→ Task requirements:
Show all lines from the data that include the word "draw".

→ Provided data:
— START —

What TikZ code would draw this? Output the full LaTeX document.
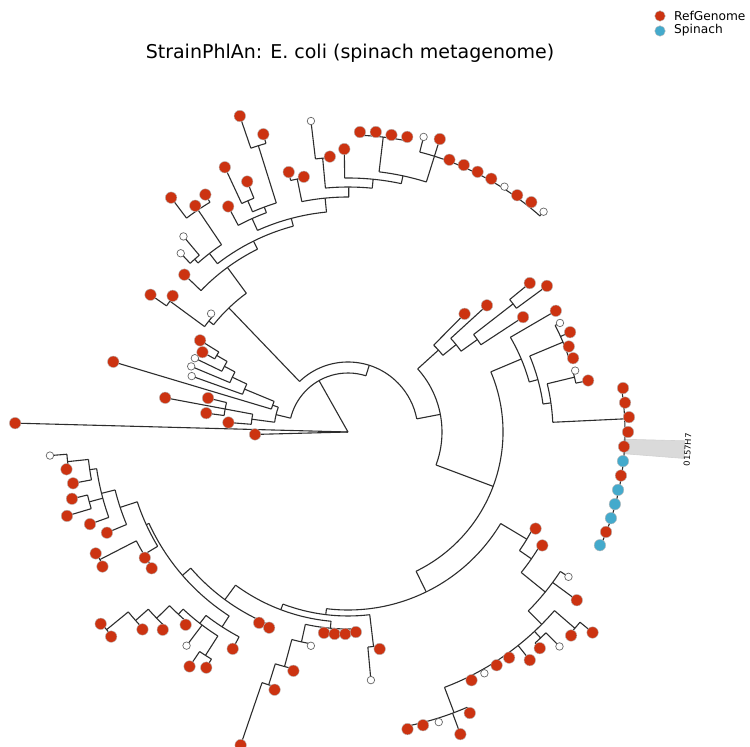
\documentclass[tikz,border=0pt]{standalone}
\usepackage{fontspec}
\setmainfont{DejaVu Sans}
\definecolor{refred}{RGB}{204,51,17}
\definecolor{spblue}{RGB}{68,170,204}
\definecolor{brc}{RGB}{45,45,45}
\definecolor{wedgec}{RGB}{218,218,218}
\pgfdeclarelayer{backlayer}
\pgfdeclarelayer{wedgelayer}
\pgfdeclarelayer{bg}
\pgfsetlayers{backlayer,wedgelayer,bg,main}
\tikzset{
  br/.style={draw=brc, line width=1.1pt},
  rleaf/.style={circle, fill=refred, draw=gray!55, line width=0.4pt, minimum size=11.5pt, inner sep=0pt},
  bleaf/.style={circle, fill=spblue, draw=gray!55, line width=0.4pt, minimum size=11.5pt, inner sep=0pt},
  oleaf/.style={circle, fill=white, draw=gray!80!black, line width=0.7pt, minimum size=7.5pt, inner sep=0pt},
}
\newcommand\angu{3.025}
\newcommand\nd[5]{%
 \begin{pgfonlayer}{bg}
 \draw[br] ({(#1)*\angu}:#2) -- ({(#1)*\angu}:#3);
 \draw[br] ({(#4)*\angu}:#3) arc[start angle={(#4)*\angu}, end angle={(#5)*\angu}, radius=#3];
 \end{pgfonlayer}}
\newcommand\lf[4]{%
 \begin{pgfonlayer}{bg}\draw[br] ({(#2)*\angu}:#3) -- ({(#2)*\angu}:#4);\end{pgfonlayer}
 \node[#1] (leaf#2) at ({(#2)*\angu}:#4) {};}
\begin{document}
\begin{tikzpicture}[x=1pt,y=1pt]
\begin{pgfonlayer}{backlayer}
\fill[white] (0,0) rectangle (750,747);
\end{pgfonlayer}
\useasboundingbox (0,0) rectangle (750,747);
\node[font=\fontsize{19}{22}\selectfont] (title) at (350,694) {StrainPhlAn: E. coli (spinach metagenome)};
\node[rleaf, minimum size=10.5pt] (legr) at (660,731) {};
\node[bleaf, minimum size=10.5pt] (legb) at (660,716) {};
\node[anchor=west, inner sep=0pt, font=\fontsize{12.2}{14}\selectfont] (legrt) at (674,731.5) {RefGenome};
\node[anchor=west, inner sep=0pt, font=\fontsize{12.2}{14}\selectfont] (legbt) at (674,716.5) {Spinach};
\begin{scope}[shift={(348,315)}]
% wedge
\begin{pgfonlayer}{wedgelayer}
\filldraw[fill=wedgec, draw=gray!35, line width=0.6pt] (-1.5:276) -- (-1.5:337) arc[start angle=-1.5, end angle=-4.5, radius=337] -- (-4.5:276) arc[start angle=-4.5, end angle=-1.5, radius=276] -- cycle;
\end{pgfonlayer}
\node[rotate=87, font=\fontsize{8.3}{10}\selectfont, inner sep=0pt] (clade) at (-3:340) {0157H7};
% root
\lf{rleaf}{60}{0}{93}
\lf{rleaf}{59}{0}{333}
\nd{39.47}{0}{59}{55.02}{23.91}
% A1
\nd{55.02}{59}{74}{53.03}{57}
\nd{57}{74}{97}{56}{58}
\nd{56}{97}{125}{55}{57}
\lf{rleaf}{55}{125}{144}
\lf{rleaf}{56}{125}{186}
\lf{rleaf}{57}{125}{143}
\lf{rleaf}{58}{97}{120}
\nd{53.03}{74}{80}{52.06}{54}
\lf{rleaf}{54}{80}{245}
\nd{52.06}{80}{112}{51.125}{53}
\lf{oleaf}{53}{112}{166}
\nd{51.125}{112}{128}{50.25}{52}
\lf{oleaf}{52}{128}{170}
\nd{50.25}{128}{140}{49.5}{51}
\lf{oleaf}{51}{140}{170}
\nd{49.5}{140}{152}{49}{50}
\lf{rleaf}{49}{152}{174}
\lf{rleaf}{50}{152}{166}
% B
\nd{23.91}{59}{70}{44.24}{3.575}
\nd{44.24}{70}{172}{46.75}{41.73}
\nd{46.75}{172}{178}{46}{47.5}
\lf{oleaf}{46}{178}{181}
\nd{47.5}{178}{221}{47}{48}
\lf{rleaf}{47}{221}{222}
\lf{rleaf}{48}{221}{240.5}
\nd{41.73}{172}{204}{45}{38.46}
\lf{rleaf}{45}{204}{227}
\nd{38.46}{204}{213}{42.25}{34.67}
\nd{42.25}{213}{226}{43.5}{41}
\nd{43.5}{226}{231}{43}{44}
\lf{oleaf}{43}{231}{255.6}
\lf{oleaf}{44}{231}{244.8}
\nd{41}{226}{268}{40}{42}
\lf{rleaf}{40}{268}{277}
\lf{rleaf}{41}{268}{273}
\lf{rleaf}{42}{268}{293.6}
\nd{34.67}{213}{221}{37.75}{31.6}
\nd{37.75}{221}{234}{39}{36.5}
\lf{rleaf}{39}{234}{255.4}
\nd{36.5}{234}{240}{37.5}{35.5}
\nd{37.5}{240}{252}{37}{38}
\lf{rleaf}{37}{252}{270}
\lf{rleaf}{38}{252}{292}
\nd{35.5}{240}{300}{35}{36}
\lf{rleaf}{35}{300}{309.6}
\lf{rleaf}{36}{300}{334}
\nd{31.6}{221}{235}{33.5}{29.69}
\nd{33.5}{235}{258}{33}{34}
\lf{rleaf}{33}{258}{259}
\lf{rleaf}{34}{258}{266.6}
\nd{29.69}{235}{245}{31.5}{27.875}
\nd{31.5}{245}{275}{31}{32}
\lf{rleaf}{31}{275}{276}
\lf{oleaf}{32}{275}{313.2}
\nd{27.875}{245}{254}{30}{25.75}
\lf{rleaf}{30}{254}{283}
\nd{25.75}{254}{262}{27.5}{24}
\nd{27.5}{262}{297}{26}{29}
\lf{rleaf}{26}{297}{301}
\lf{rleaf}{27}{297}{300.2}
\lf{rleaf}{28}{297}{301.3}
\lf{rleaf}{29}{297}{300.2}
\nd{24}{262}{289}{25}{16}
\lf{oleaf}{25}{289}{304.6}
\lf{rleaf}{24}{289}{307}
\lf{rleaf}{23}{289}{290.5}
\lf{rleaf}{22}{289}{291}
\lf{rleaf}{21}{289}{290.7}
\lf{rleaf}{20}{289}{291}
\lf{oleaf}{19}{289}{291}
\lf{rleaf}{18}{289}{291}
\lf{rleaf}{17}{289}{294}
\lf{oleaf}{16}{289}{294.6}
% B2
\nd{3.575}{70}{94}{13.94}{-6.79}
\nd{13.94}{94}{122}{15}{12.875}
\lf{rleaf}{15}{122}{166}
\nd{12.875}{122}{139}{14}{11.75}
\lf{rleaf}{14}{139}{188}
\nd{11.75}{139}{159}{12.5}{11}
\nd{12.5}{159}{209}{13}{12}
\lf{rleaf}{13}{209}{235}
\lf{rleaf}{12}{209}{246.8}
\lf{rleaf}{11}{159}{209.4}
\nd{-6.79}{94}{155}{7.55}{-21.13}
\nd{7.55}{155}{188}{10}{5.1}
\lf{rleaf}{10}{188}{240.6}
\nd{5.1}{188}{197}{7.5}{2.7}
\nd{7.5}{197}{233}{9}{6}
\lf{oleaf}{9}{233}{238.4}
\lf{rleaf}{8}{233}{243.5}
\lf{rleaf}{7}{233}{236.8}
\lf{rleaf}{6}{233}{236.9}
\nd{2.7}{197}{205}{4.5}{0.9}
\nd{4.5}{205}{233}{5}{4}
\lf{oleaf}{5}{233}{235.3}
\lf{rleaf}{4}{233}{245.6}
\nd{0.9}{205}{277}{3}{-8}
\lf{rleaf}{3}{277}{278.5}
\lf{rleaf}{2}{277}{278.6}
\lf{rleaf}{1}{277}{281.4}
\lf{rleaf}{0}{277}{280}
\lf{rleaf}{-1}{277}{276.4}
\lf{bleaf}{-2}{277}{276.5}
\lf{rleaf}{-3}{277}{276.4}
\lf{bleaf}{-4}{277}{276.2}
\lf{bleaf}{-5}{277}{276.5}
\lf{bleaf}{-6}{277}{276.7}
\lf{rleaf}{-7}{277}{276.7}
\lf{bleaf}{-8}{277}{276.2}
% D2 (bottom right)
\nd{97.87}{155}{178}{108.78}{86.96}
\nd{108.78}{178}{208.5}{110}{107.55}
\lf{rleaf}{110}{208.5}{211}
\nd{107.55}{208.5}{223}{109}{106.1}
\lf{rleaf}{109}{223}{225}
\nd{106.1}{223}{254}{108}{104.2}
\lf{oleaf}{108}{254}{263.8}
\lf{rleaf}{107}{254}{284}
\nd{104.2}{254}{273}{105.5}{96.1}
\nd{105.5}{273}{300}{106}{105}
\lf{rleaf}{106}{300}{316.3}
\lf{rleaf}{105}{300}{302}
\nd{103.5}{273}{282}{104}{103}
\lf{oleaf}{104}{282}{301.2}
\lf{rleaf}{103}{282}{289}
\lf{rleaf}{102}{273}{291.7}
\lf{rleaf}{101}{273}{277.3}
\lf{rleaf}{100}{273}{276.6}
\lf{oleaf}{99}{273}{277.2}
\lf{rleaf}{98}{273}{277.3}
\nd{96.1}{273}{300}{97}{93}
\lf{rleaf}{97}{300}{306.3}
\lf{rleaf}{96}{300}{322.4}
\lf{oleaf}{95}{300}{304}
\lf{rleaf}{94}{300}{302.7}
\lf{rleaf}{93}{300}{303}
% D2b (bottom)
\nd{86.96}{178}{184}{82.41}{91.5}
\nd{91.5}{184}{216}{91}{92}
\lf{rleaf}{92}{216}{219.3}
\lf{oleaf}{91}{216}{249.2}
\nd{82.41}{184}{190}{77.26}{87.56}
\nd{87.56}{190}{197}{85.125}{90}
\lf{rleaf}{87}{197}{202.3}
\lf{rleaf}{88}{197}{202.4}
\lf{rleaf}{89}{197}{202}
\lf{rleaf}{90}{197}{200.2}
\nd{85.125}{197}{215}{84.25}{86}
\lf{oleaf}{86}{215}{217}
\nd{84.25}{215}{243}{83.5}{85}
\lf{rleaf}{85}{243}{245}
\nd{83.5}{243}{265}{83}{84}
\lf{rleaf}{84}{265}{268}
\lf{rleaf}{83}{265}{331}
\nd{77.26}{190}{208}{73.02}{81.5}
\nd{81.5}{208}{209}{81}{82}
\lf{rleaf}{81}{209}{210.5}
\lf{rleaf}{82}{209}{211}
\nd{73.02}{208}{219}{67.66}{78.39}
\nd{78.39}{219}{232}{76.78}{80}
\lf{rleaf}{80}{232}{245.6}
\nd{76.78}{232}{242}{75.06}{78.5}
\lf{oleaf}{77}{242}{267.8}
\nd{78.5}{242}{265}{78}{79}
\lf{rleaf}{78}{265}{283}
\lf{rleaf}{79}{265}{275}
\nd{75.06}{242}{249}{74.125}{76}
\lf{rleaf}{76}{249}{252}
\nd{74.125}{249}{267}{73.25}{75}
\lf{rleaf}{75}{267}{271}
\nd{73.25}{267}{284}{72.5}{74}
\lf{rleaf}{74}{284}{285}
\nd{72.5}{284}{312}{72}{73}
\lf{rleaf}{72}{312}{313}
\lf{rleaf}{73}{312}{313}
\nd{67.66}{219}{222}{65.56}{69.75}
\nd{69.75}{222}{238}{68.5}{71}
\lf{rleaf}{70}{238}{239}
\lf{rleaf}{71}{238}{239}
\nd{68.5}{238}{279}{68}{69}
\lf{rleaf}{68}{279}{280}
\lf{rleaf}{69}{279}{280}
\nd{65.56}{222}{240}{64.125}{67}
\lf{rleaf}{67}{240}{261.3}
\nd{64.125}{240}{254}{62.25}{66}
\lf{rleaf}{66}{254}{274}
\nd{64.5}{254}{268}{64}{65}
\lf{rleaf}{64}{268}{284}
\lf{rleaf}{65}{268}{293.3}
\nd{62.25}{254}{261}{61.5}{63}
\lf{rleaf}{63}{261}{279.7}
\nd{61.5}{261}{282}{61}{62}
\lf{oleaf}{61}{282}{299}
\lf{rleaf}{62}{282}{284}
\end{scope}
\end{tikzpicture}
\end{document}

— END —

→ Task output:
What TikZ code would draw this? Output the full LaTeX document.
  br/.style={draw=brc, line width=1.1pt},
  rleaf/.style={circle, fill=refred, draw=gray!55, line width=0.4pt, minimum size=11.5pt, inner sep=0pt},
  bleaf/.style={circle, fill=spblue, draw=gray!55, line width=0.4pt, minimum size=11.5pt, inner sep=0pt},
  oleaf/.style={circle, fill=white, draw=gray!80!black, line width=0.7pt, minimum size=7.5pt, inner sep=0pt},
 \draw[br] ({(#1)*\angu}:#2) -- ({(#1)*\angu}:#3);
 \draw[br] ({(#4)*\angu}:#3) arc[start angle={(#4)*\angu}, end angle={(#5)*\angu}, radius=#3];
 \begin{pgfonlayer}{bg}\draw[br] ({(#2)*\angu}:#3) -- ({(#2)*\angu}:#4);\end{pgfonlayer}
\filldraw[fill=wedgec, draw=gray!35, line width=0.6pt] (-1.5:276) -- (-1.5:337) arc[start angle=-1.5, end angle=-4.5, radius=337] -- (-4.5:276) arc[start angle=-4.5, end angle=-1.5, radius=276] -- cycle;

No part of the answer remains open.